### Instruction
Output every line of the material exactly, omitting images.

### Dataset excerpt
__________________________________________________
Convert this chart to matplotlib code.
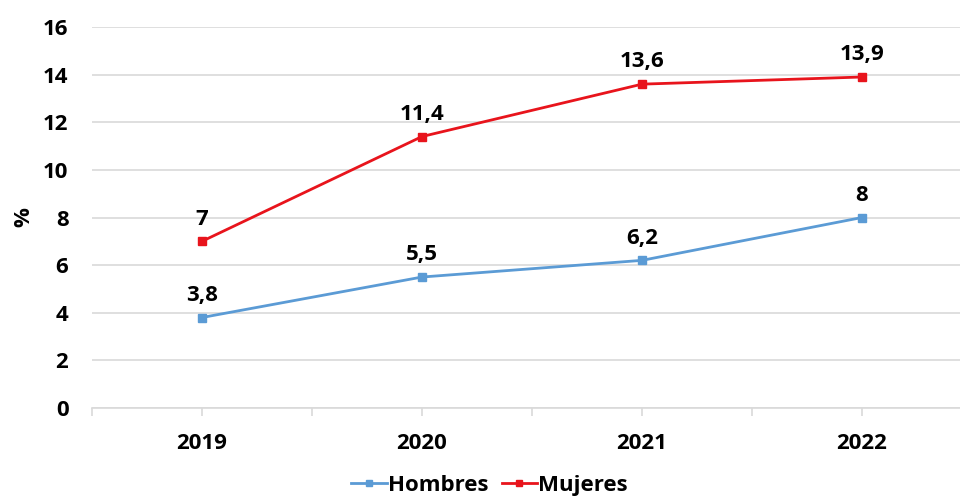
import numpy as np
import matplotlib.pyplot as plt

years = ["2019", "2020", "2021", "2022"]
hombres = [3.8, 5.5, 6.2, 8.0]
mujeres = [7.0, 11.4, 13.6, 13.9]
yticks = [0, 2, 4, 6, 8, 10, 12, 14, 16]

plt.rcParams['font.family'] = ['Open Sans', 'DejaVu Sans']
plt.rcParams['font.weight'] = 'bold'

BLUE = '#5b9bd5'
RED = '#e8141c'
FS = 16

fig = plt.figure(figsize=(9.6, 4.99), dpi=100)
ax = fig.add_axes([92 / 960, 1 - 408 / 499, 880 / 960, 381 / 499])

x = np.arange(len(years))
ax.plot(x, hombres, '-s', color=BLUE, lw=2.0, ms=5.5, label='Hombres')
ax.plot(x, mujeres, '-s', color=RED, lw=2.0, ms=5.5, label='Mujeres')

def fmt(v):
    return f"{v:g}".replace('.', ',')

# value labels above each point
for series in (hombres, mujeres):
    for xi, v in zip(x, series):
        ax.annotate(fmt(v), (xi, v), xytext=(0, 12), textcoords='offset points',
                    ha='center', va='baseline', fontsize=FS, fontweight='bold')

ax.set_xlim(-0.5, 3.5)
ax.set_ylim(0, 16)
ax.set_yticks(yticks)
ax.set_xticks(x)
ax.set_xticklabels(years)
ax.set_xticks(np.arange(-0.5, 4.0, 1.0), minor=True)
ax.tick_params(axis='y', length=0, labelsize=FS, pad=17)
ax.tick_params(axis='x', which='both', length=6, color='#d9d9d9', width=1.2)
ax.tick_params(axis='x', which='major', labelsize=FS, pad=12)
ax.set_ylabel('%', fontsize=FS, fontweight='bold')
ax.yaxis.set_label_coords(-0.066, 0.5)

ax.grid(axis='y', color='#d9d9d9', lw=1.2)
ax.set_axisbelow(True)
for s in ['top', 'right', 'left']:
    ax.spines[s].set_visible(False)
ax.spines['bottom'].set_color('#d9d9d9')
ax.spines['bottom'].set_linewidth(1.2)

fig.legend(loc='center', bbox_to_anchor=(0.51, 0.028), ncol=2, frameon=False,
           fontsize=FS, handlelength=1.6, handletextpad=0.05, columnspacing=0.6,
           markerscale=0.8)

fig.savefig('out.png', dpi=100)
__________________________________________________
### Answer to this task
Convert this chart to matplotlib code.
import numpy as np
import matplotlib.pyplot as plt

years = ["2019", "2020", "2021", "2022"]
hombres = [3.8, 5.5, 6.2, 8.0]
mujeres = [7.0, 11.4, 13.6, 13.9]
yticks = [0, 2, 4, 6, 8, 10, 12, 14, 16]

plt.rcParams['font.family'] = ['Open Sans', 'DejaVu Sans']
plt.rcParams['font.weight'] = 'bold'

BLUE = '#5b9bd5'
RED = '#e8141c'
FS = 16

fig = plt.figure(figsize=(9.6, 4.99), dpi=100)
ax = fig.add_axes([92 / 960, 1 - 408 / 499, 880 / 960, 381 / 499])

x = np.arange(len(years))
ax.plot(x, hombres, '-s', color=BLUE, lw=2.0, ms=5.5, label='Hombres')
ax.plot(x, mujeres, '-s', color=RED, lw=2.0, ms=5.5, label='Mujeres')

def fmt(v):
    return f"{v:g}".replace('.', ',')

# value labels above each point
for series in (hombres, mujeres):
    for xi, v in zip(x, series):
        ax.annotate(fmt(v), (xi, v), xytext=(0, 12), textcoords='offset points',
                    ha='center', va='baseline', fontsize=FS, fontweight='bold')

ax.set_xlim(-0.5, 3.5)
ax.set_ylim(0, 16)
ax.set_yticks(yticks)
ax.set_xticks(x)
ax.set_xticklabels(years)
ax.set_xticks(np.arange(-0.5, 4.0, 1.0), minor=True)
ax.tick_params(axis='y', length=0, labelsize=FS, pad=17)
ax.tick_params(axis='x', which='both', length=6, color='#d9d9d9', width=1.2)
ax.tick_params(axis='x', which='major', labelsize=FS, pad=12)
ax.set_ylabel('%', fontsize=FS, fontweight='bold')
ax.yaxis.set_label_coords(-0.066, 0.5)

ax.grid(axis='y', color='#d9d9d9', lw=1.2)
ax.set_axisbelow(True)
for s in ['top', 'right', 'left']:
    ax.spines[s].set_visible(False)
ax.spines['bottom'].set_color('#d9d9d9')
ax.spines['bottom'].set_linewidth(1.2)

fig.legend(loc='center', bbox_to_anchor=(0.51, 0.028), ncol=2, frameon=False,
           fontsize=FS, handlelength=1.6, handletextpad=0.05, columnspacing=0.6,
           markerscale=0.8)

fig.savefig('out.png', dpi=100)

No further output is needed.